Don't use sidekiq queue to process "problems have been found" email

We’ve been seeing some random sidekiq crashes recently, hopefully fixed by https://github.com/discourse/discourse/commit/f662d1135e0dced66b2c5550e59e3fd958d18854

One problem is there was nothing obvious that told us this had happened. We’re working on improving our monitoring setup so someone gets a phone call when this happens, but I expect most communities don’t/won’t have that sort of support.

After restarting sidekiq the most recent time, a “problems have been found” PM came through alerting me that sidekiq was down. The problem being, it wasn’t sent while sidekiq was down, because it got stuck in the queue!

As it happens, the other times sidekiq went down and I brought it back up there was no such PM. I’m not sure why that was. It’s possible this PM was alerting me instead to the fact an update check hadn’t been done because the queue was so saturated after bringing sidekiq back up after a weekend of it being down.

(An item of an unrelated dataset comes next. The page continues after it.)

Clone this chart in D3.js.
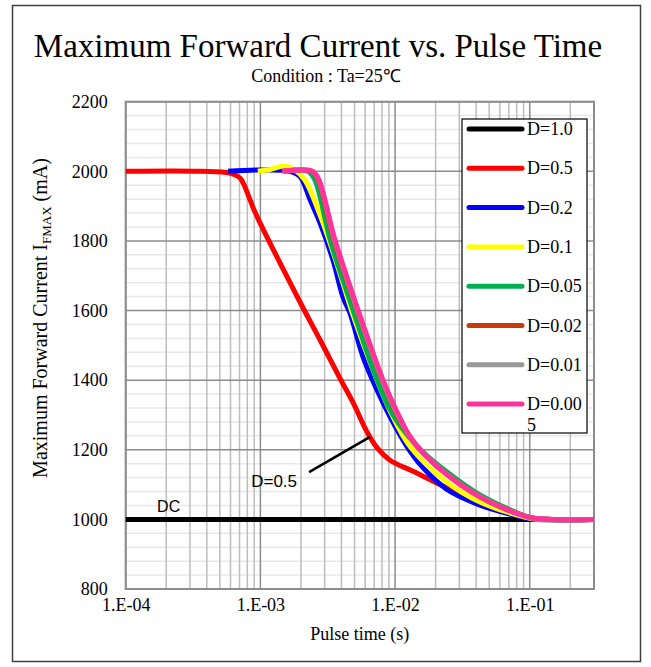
<!DOCTYPE html>
<html>
<head>
<meta charset="utf-8">
<script src="https://cdn.jsdelivr.net/npm/d3@7"></script>
<style>
  body { margin: 0; background: #fff; }
  .graph svg { display: block; }
</style>
</head>
<body>
<div class="graph"></div>
<script>
const width = 651;
const height = 667;
const margin = {top: 101.7, right: 57, bottom: 78, left: 125.7};
const innerHeight = height - margin.top - margin.bottom;
const innerWidth = width - margin.left - margin.right;
const serif = "'Liberation Serif', 'Times New Roman', serif";
const sans = "'Liberation Sans', Arial, sans-serif";

// pulse time (s), max forward current (mA)
const d10 = [[1e-4, 1000], [0.3, 1000]];
const d05 = [[1e-4, 2000], [3.57e-4, 2000], [5.94e-4, 1995], [7.06e-4, 1981], [8.38e-4, 1918],
  [9.12e-4, 1883], [1.9e-3, 1636], [2.77e-3, 1516], [3.9e-3, 1405], [4.87e-3, 1336],
  [6.18e-3, 1252], [7.34e-3, 1206], [9.17e-3, 1170], [1.36e-2, 1138], [2.43e-2, 1090],
  [4.27e-2, 1047], [7.5e-2, 1018], [0.1, 1004], [0.3, 1000]];
const d02 = [[5.75e-4, 2000], [1e-3, 2004], [1.66e-3, 2000], [1.97e-3, 1985], [2.34e-3, 1918],
  [2.77e-3, 1852], [3.46e-3, 1745], [4.1e-3, 1639], [4.62e-3, 1593], [5.78e-3, 1467],
  [7.34e-3, 1372], [9.17e-3, 1295], [1.2e-2, 1215], [1.6e-2, 1150], [2.43e-2, 1086],
  [4.27e-2, 1041], [7.5e-2, 1013], [0.105, 1001], [0.3, 1000]];
const d01 = [[9.57e-4, 2000], [1.18e-3, 2005], [1.52e-3, 2015], [1.81e-3, 2003], [2.14e-3, 1975],
  [2.77e-3, 1875], [3.58e-3, 1751], [4.87e-3, 1587], [7.09e-3, 1415], [9.49e-3, 1300],
  [1.3e-2, 1208], [2.43e-2, 1107], [4.27e-2, 1050], [7.5e-2, 1016], [0.105, 1002], [0.3, 1000]];
const d005 = [[1.52e-3, 2000], [2.25e-3, 2000], [2.54e-3, 1975], [3.3e-3, 1803], [4.87e-3, 1602],
  [7.34e-3, 1401], [9.5e-3, 1305], [1.25e-2, 1240], [1.6e-2, 1195], [2.43e-2, 1136], [4.27e-2, 1070],
  [7.5e-2, 1024], [0.105, 1004], [0.3, 1000]];
const d002 = [[1.5e-3, 2000], [2.4e-3, 2000], [2.65e-3, 1980], [3.5e-3, 1803], [5.2e-3, 1602],
  [8e-3, 1401], [1.02e-2, 1305], [1.28e-2, 1238], [1.62e-2, 1190], [2.43e-2, 1130], [4.27e-2, 1066],
  [7.5e-2, 1022], [0.105, 1004], [0.3, 1000]];
const d001 = [[1.48e-3, 2000], [2.42e-3, 2000], [2.67e-3, 1981], [3.55e-3, 1803], [5.25e-3, 1602],
  [8.05e-3, 1401], [1.03e-2, 1306], [1.29e-2, 1237], [1.63e-2, 1189], [2.43e-2, 1129], [4.27e-2, 1065],
  [7.5e-2, 1021], [0.105, 1004], [0.3, 1000]];
const d0005 = [[1.45e-3, 2000], [2.42e-3, 2000], [2.68e-3, 1981], [3.58e-3, 1803], [5.31e-3, 1602],
  [8.13e-3, 1401], [1.04e-2, 1307], [1.3e-2, 1236], [1.64e-2, 1188], [2.43e-2, 1128], [4.27e-2, 1064],
  [7.5e-2, 1021], [0.105, 1004], [0.3, 1000]];

const seriesNames = ['D=1.0', 'D=0.5', 'D=0.2', 'D=0.1', 'D=0.05', 'D=0.02', 'D=0.01', 'D=0.005'];
const seriesData = [d10, d05, d02, d01, d005, d002, d001, d0005];
const seriesColors = ['#000000', '#ff0000', '#0000ff', '#ffff00', '#00b050', '#c83c0a', '#999999', '#ff3399'];

const xTicks = [1e-4, 1e-3, 1e-2, 1e-1];
const xTickLabels = ['1.E-04', '1.E-03', '1.E-02', '1.E-01'];
const yTicks = [800, 1000, 1200, 1400, 1600, 1800, 2000, 2200];

// annotations: [time, mA]
const dcLabelPos = [1.71e-4, 1021];
const d05Leader = [[2.3e-3, 1136], [6.52e-3, 1237]];
const d05LabelPos = [8.55e-4, 1093];

const svg = d3.select('.graph').append('svg')
  .attr('width', width)
  .attr('height', height);

svg.append('rect')
  .attr('x', 12.5).attr('y', 5.5)
  .attr('width', 628).attr('height', 656)
  .attr('fill', '#fff')
  .attr('stroke', '#404040')
  .attr('stroke-width', 1.5);

svg.append('text')
  .attr('x', 318).attr('y', 57)
  .attr('text-anchor', 'middle')
  .style('font-family', serif).style('font-size', '33px')
  .text('Maximum Forward Current vs. Pulse Time');

svg.append('text')
  .attr('x', 326).attr('y', 82)
  .attr('text-anchor', 'middle')
  .style('font-family', serif).style('font-size', '18px')
  .text('Condition : Ta=25℃');

const chart = svg.append('g')
  .attr('transform', `translate(${margin.left}, ${margin.top})`);

const xScale = d3.scaleLog().domain([1e-4, 0.3]).range([0, innerWidth]);
const yScale = d3.scaleLinear().domain([800, 2200]).range([innerHeight, 0]);

// horizontal minor grid (every 40 mA)
chart.append('g').selectAll('line')
  .data(d3.range(800, 2201, 40).filter(v => v % 200 !== 0))
  .join('line')
  .attr('x1', 0).attr('x2', innerWidth)
  .attr('y1', d => yScale(d)).attr('y2', d => yScale(d))
  .attr('stroke', '#e8e8e8').attr('stroke-width', 1.5);

// vertical minor grid
const minorX = [];
xTicks.forEach(dec => { for (let k = 2; k <= 9; k++) if (dec * k <= 0.3 + 1e-9) minorX.push(dec * k); });
chart.append('g').selectAll('line')
  .data(minorX)
  .join('line')
  .attr('x1', d => xScale(d)).attr('x2', d => xScale(d))
  .attr('y1', 0).attr('y2', innerHeight)
  .attr('stroke', '#bdbdbd').attr('stroke-width', 1.5);

// major grid
chart.append('g').selectAll('line')
  .data(yTicks)
  .join('line')
  .attr('x1', 0).attr('x2', innerWidth)
  .attr('y1', d => yScale(d)).attr('y2', d => yScale(d))
  .attr('stroke', '#8c8c8c').attr('stroke-width', 1.5);

chart.append('g').selectAll('line')
  .data(xTicks)
  .join('line')
  .attr('x1', d => xScale(d)).attr('x2', d => xScale(d))
  .attr('y1', 0).attr('y2', innerHeight)
  .attr('stroke', '#8c8c8c').attr('stroke-width', 1.5);

chart.append('rect')
  .attr('width', innerWidth).attr('height', innerHeight)
  .attr('fill', 'none')
  .attr('stroke', '#8c8c8c').attr('stroke-width', 2);

// axes labels
const yAxis = d3.axisLeft(yScale).tickValues(yTicks).tickFormat(d3.format('d')).tickSize(0).tickPadding(18);
const yg = chart.append('g').call(yAxis);
yg.select('.domain').remove();
yg.selectAll('text').style('font-family', serif).style('font-size', '18px').attr('fill', '#000');

const xAxis = d3.axisBottom(xScale).tickValues(xTicks)
  .tickFormat((d, i) => xTickLabels[i]).tickSize(0).tickPadding(9);
const xg = chart.append('g').attr('transform', `translate(0, ${innerHeight})`).call(xAxis);
xg.select('.domain').remove();
xg.selectAll('text').style('font-family', serif).style('font-size', '18px').attr('fill', '#000');

svg.append('text')
  .attr('x', margin.left + innerWidth / 2).attr('y', 640)
  .attr('text-anchor', 'middle')
  .style('font-family', serif).style('font-size', '18px')
  .text('Pulse time (s)');

const yLabel = svg.append('text')
  .attr('transform', `translate(47, 318) rotate(-90)`)
  .attr('text-anchor', 'middle')
  .style('font-family', serif).style('font-size', '20px');
yLabel.append('tspan').text('Maximum Forward Current  I');
yLabel.append('tspan').attr('dy', 4).style('font-size', '13px').text('FMAX');
yLabel.append('tspan').attr('dy', -4).text(' (mA)');

// curves
const line = d3.line()
  .x(d => xScale(d[0]))
  .y(d => yScale(d[1]))
  .curve(d3.curveCatmullRom.alpha(0.5));

chart.append('g').selectAll('path')
  .data(seriesData)
  .join('path')
  .attr('d', line)
  .attr('fill', 'none')
  .attr('stroke', (d, i) => seriesColors[i])
  .attr('stroke-width', 5)
  .attr('stroke-linejoin', 'round');

// annotations
chart.append('text')
  .attr('x', xScale(dcLabelPos[0])).attr('y', yScale(dcLabelPos[1]))
  .style('font-family', sans).style('font-size', '16px')
  .text('DC');

chart.append('line')
  .attr('x1', xScale(d05Leader[0][0])).attr('y1', yScale(d05Leader[0][1]))
  .attr('x2', xScale(d05Leader[1][0])).attr('y2', yScale(d05Leader[1][1]))
  .attr('stroke', '#000').attr('stroke-width', 2.5);

chart.append('text')
  .attr('x', xScale(d05LabelPos[0])).attr('y', yScale(d05LabelPos[1]))
  .style('font-family', sans).style('font-size', '17px')
  .text('D=0.5');

// legend
const legend = svg.append('g').attr('transform', 'translate(462, 119)');
legend.append('rect')
  .attr('width', 125).attr('height', 314)
  .attr('fill', '#fff').attr('stroke', '#000').attr('stroke-width', 1.2);

const items = legend.selectAll('g.item')
  .data(seriesNames)
  .join('g')
  .attr('class', 'item')
  .attr('transform', (d, i) => `translate(0, ${10 + i * 39.3})`);

items.append('line')
  .attr('x1', 7).attr('x2', 60)
  .attr('stroke', (d, i) => seriesColors[i])
  .attr('stroke-width', 5).attr('stroke-linecap', 'round');

items.append('text')
  .attr('x', 65).attr('y', 6)
  .style('font-family', serif).style('font-size', '18px')
  .each(function(d) {
    const t = d3.select(this);
    if (d.length > 6) {
      t.append('tspan').text(d.slice(0, 6));
      t.append('tspan').attr('x', 65).attr('dy', 21).text(d.slice(6));
    } else {
      t.text(d);
    }
  });
</script>
</body>
</html>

If an email was sent synchronously to the DISCOURSE_DEVELOPER email, or contact email, or whatever makes most sense as soon as problems are detected this would mean much more resilient alerting on sites that don’t have the time to build a fully-fledged monitoring setup.

…unless of course SMTP is also not working, so perhaps as well as this, there should be a synchronously triggered webhook for those instances that do have some sort of third-party monitoring set up.

3 Likes

I am not entirely following – doesn’t sidekiq automatically restart after crashing, regardless? We didn’t see any epidemic problems on our hosting, or in supporting self installs.

1 Like

It hasn’t been for us - which may point to it being another problem - we’ve been having to restart our containers to bring it back up. We’re still investigating.

I think this feature request stands alone, however. Taking as many things as possible that might go wrong out of the path from problem to alert seems like a good idea to me.